**SHORT PROBLEM:** Scan the lines below for the string "this" and copy every one that has it.

[Raw records]
★ ★ ★ ★

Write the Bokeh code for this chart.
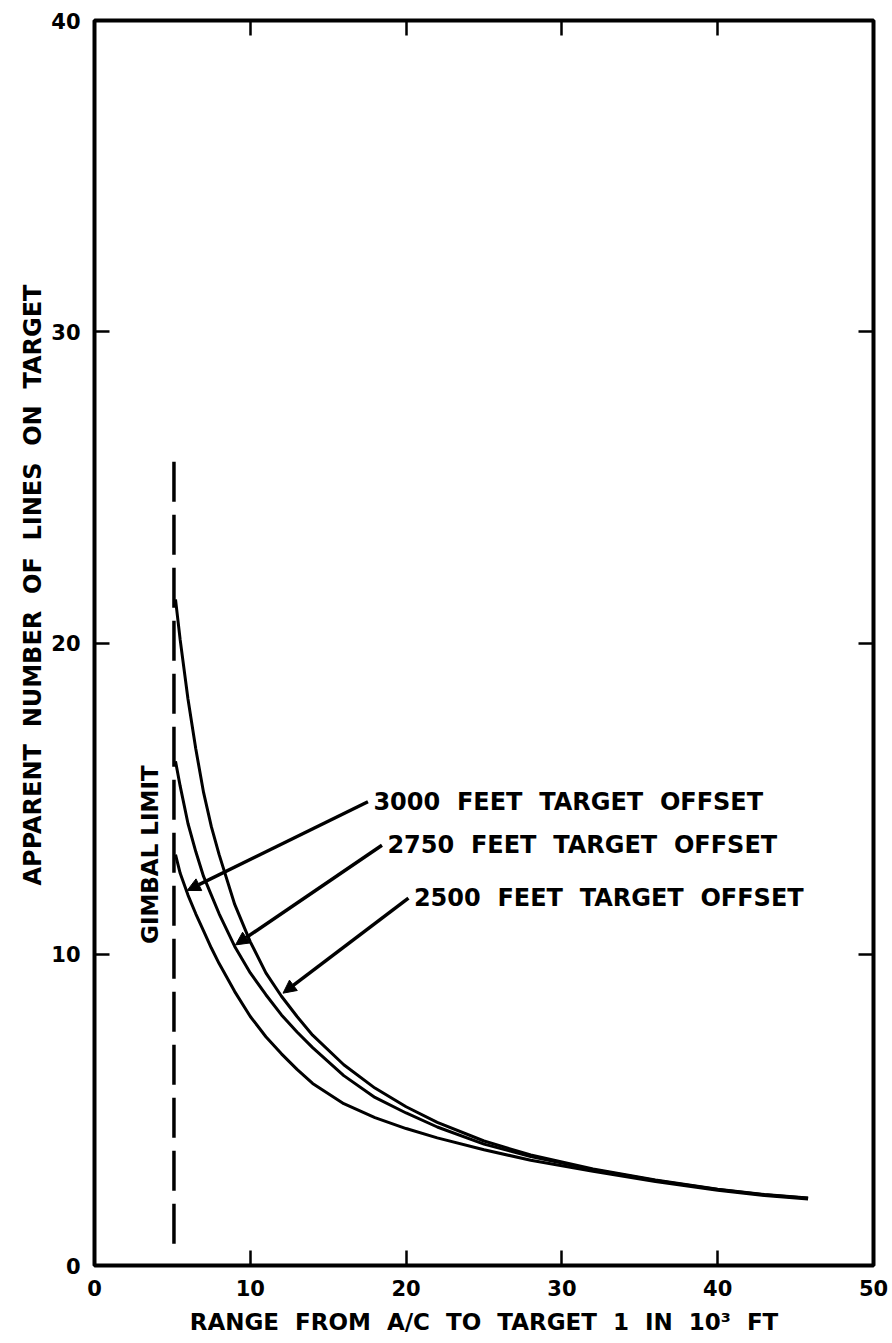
import math
from bokeh.plotting import figure
from bokeh.models import (FixedTicker, LinearAxis, Range1d, Arrow, NormalHead,
                          Title, ColumnDataSource, CustomLabelingPolicy)
from bokeh.core.properties import value
from bokeh.embed import file_html
from bokeh.resources import INLINE

# ---- data ----
range_kft = [5.2, 5.5, 6.0, 6.5, 7.0, 7.5, 8.0, 9.0, 10.0, 11.0, 12.0, 13.0,
             14.0, 16.0, 18.0, 20.0, 22.0, 25.0, 28.0, 32.0, 36.0, 40.0, 43.0, 45.8]
lines_2500 = [21.4, 20.1, 18.2, 16.6, 15.2, 14.1, 13.2, 11.6, 10.4, 9.4, 8.65, 8.0,
              7.4, 6.45, 5.7, 5.1, 4.6, 4.0, 3.55, 3.1, 2.75, 2.45, 2.28, 2.17]
lines_2750 = [16.2, 15.4, 14.2, 13.3, 12.5, 11.9, 11.3, 10.25, 9.4, 8.7, 8.05, 7.5,
              7.0, 6.1, 5.4, 4.9, 4.45, 3.9, 3.5, 3.08, 2.73, 2.44, 2.27, 2.16]
lines_3000 = [13.2, 12.6, 11.9, 11.3, 10.75, 10.2, 9.7, 8.8, 8.0, 7.35, 6.8, 6.3,
              5.85, 5.2, 4.75, 4.4, 4.1, 3.72, 3.38, 3.03, 2.7, 2.42, 2.25, 2.14]

gimbal_x = [5.1, 5.1]
gimbal_y = [0.7, 26.0]

NB = "\u00a0 "
offset_labels = ["3000" + NB + "FEET" + NB + "TARGET" + NB + "OFFSET",
                 "2750" + NB + "FEET" + NB + "TARGET" + NB + "OFFSET",
                 "2500" + NB + "FEET" + NB + "TARGET" + NB + "OFFSET"]
label_x = [17.9, 18.8, 20.5]
label_y = [14.9, 13.5, 11.8]
tip_x = [5.95, 9.05, 12.1]
tip_y = [12.05, 10.3, 8.75]

x_ticks = [0, 10, 20, 30, 40, 50]
y_ticks = [0, 10, 20, 30, 40]

x_title = NB.join(["RANGE", "FROM", "A/C", "TO", "TARGET", "1", "IN", "10³", "FT"])
y_title = NB.join(["APPARENT", "NUMBER", "OF", "LINES", "ON", "TARGET"])

FONT = "DejaVu Sans"

p = figure(frame_width=779, frame_height=1245,
           x_range=Range1d(0, 50), y_range=Range1d(0, 40),
           output_backend="svg", toolbar_location=None,
           min_border_left=94, min_border_right=19, min_border_top=20,
           min_border_bottom=40)
p.background_fill_color = "white"
p.border_fill_color = "white"
p.xgrid.visible = False
p.ygrid.visible = False
p.outline_line_color = "black"
p.outline_line_width = 4

def style_axis(ax, ticks, labels=True):
    ax.ticker = FixedTicker(ticks=ticks)
    ax.axis_line_color = None
    ax.major_tick_in = 15
    ax.major_tick_out = 0
    ax.major_tick_line_width = 2.5
    ax.major_tick_line_color = "black"
    ax.minor_tick_line_color = None
    if labels:
        ax.major_label_text_font = FONT
        ax.major_label_text_font_style = "bold"
        ax.major_label_text_font_size = "21px"
        ax.major_label_text_color = "black"
        ax.major_label_standoff = 14
    else:
        ax.major_label_policy = CustomLabelingPolicy(code="return []")
        ax.major_label_standoff = 0

style_axis(p.xaxis[0], x_ticks)
style_axis(p.yaxis[0], y_ticks)
p.xaxis[0].axis_label = x_title
p.xaxis[0].axis_label_text_font = FONT
p.xaxis[0].axis_label_text_font_style = "bold"
p.xaxis[0].axis_label_text_font_size = "23px"
p.xaxis[0].axis_label_standoff = 10
p.xaxis[0].axis_label_text_color = "black"

top_ax = LinearAxis()
style_axis(top_ax, x_ticks, labels=False)
p.add_layout(top_ax, "above")
right_ax = LinearAxis()
style_axis(right_ax, y_ticks, labels=False)
p.add_layout(right_ax, "right")

# y axis title (starts above the bottom, as in the reference)
p.add_layout(Title(text=y_title, align="left", offset=380, text_font=FONT,
                   text_font_style="bold", text_font_size="24px",
                   text_color="black", standoff=4), "left")

# curves
for ys in (lines_2500, lines_2750, lines_3000):
    p.line(range_kft, ys, line_color="black", line_width=3)

# gimbal limit
p.line(gimbal_x, gimbal_y, line_color="black", line_width=3.5, line_dash="40 13")
p.text(x=[3.55], y=[13.2], text=["GIMBAL LIMIT"], angle=math.pi / 2,
       text_align="center", text_baseline="middle", text_font=value(FONT),
       text_font_style="bold", text_font_size="23px", text_color="black")

# labels with arrows
src = ColumnDataSource(dict(lx=label_x, ly=label_y, tx=tip_x, ty=tip_y,
                            sx=[v - 0.35 for v in label_x], txt=offset_labels))
p.text(x="lx", y="ly", text="txt", source=src, text_align="left",
       text_baseline="middle", text_font=value(FONT), text_font_style="bold",
       text_font_size="24px", text_color="black")
p.add_layout(Arrow(end=NormalHead(size=13, fill_color="black", line_color="black",
                                  line_width=1),
                   x_start="sx", y_start="ly", x_end="tx", y_end="ty",
                   line_width=3.5, line_color="black", source=src))

open("out.html", "w").write(file_html(p, INLINE))
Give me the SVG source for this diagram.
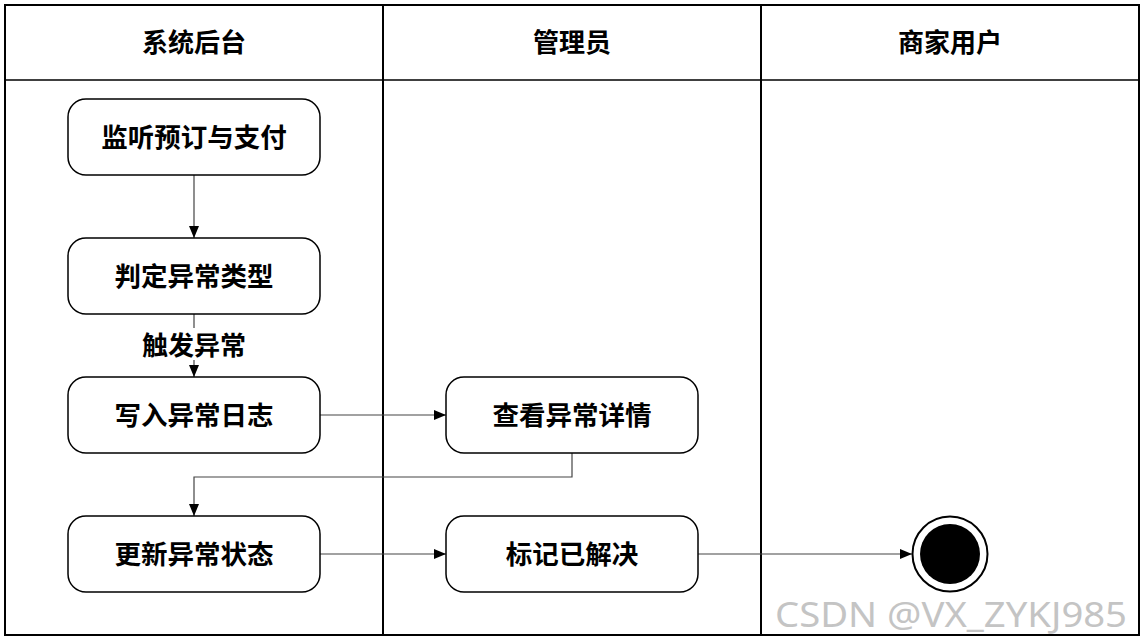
<svg xmlns="http://www.w3.org/2000/svg" width="1144" height="644" viewBox="0 0 1144 644">
<defs>
<marker id="arr" viewBox="0 0 12 10" refX="12" refY="5" markerWidth="12" markerHeight="10" markerUnits="userSpaceOnUse" orient="auto">
<path d="M0,0 L12,5 L0,10 Z" fill="#000"/>
</marker>
<style>
.lane{fill:none;stroke:#000;stroke-width:2}
.hdr{font-family:"Noto Sans CJK SC","Noto Sans",sans-serif;font-weight:bold;font-size:26px;fill:#000;text-anchor:middle}
.node rect{fill:#fff;stroke:#000;stroke-width:1.5}
.node text{font-family:"Noto Sans CJK SC","Noto Sans",sans-serif;font-weight:bold;font-size:26.5px;fill:#000;text-anchor:middle}
.edge{fill:none;stroke:#444;stroke-width:1.2;marker-end:url(#arr)}
.elabel{font-family:"Noto Sans CJK SC","Noto Sans",sans-serif;font-weight:bold;font-size:26px;fill:#000;text-anchor:middle}
</style>
</defs>
<rect x="0" y="0" width="1144" height="644" fill="#fff"/>
<g id="lanes">
<rect class="lane" x="5" y="5" width="1134" height="630"/>
<line class="lane" x1="5" y1="80" x2="1139" y2="80" style="stroke-width:1.5"/>
<line class="lane" x1="383" y1="5" x2="383" y2="635"/>
<line class="lane" x1="761" y1="5" x2="761" y2="635"/>
<text class="hdr" x="194" y="52">系统后台</text>
<text class="hdr" x="572" y="52">管理员</text>
<text class="hdr" x="950" y="52">商家用户</text>
</g>
<g id="connectors">
<path class="edge" d="M194,175 L194,238"/>
<path class="edge" d="M194,314 L194,377"/>
<path class="edge" d="M320,415 L446,415"/>
<path class="edge" d="M572,453 L572,477 L194,477 L194,516"/>
<path class="edge" d="M320,554 L446,554"/>
<path class="edge" d="M698,554 L912,554"/>
<rect x="138" y="328" width="112" height="32" fill="#fff"/>
<text class="elabel" x="194" y="355">触发异常</text>
</g>
<g id="n1" class="node"><rect x="68" y="99" width="252" height="76" rx="18"/><text x="194" y="146.5">监听预订与支付</text></g>
<g id="n2" class="node"><rect x="68" y="238" width="252" height="76" rx="18"/><text x="194" y="285.5">判定异常类型</text></g>
<g id="n3" class="node"><rect x="68" y="377" width="252" height="76" rx="18"/><text x="194" y="424.5">写入异常日志</text></g>
<g id="n4" class="node"><rect x="68" y="516" width="252" height="76" rx="18"/><text x="194" y="563.5">更新异常状态</text></g>
<g id="n5" class="node"><rect x="446" y="377" width="252" height="76" rx="18"/><text x="572" y="424.5">查看异常详情</text></g>
<g id="n6" class="node"><rect x="446" y="516" width="252" height="76" rx="18"/><text x="572" y="563.5">标记已解决</text></g>
<g id="end">
<circle cx="950" cy="554" r="37.5" fill="#fff" stroke="#000" stroke-width="2"/>
<circle cx="950" cy="554" r="30" fill="#000"/>
</g>
<text x="775" y="627" font-family="Noto Sans, sans-serif" font-size="34" fill="#c4c4c4" textLength="352" lengthAdjust="spacingAndGlyphs">CSDN @VX_ZYKJ985</text>
</svg>
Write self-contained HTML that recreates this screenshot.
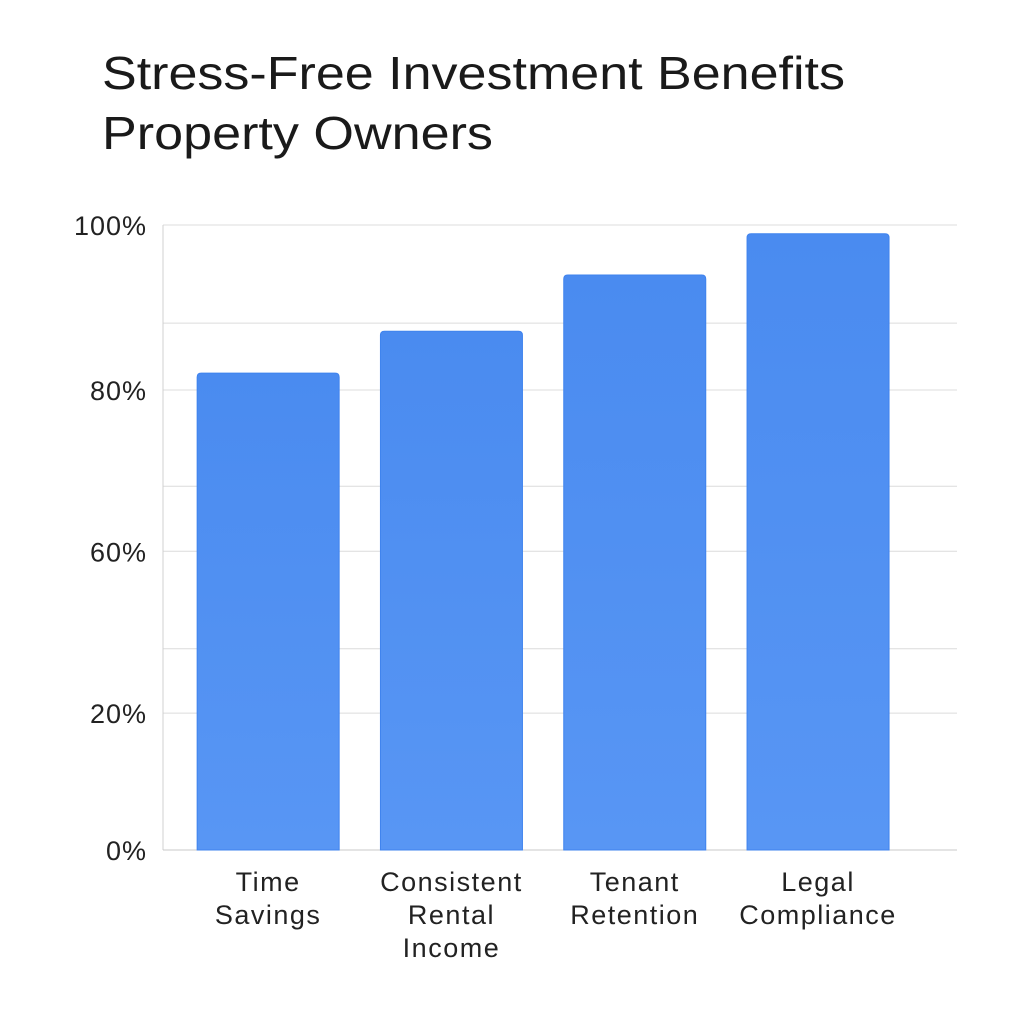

★ ★ ★ ★

**RESULT OF THE TASK:**
Write the Bokeh code for this chart.
Give me the SVG source for this diagram.
Write self-contained HTML that recreates this screenshot.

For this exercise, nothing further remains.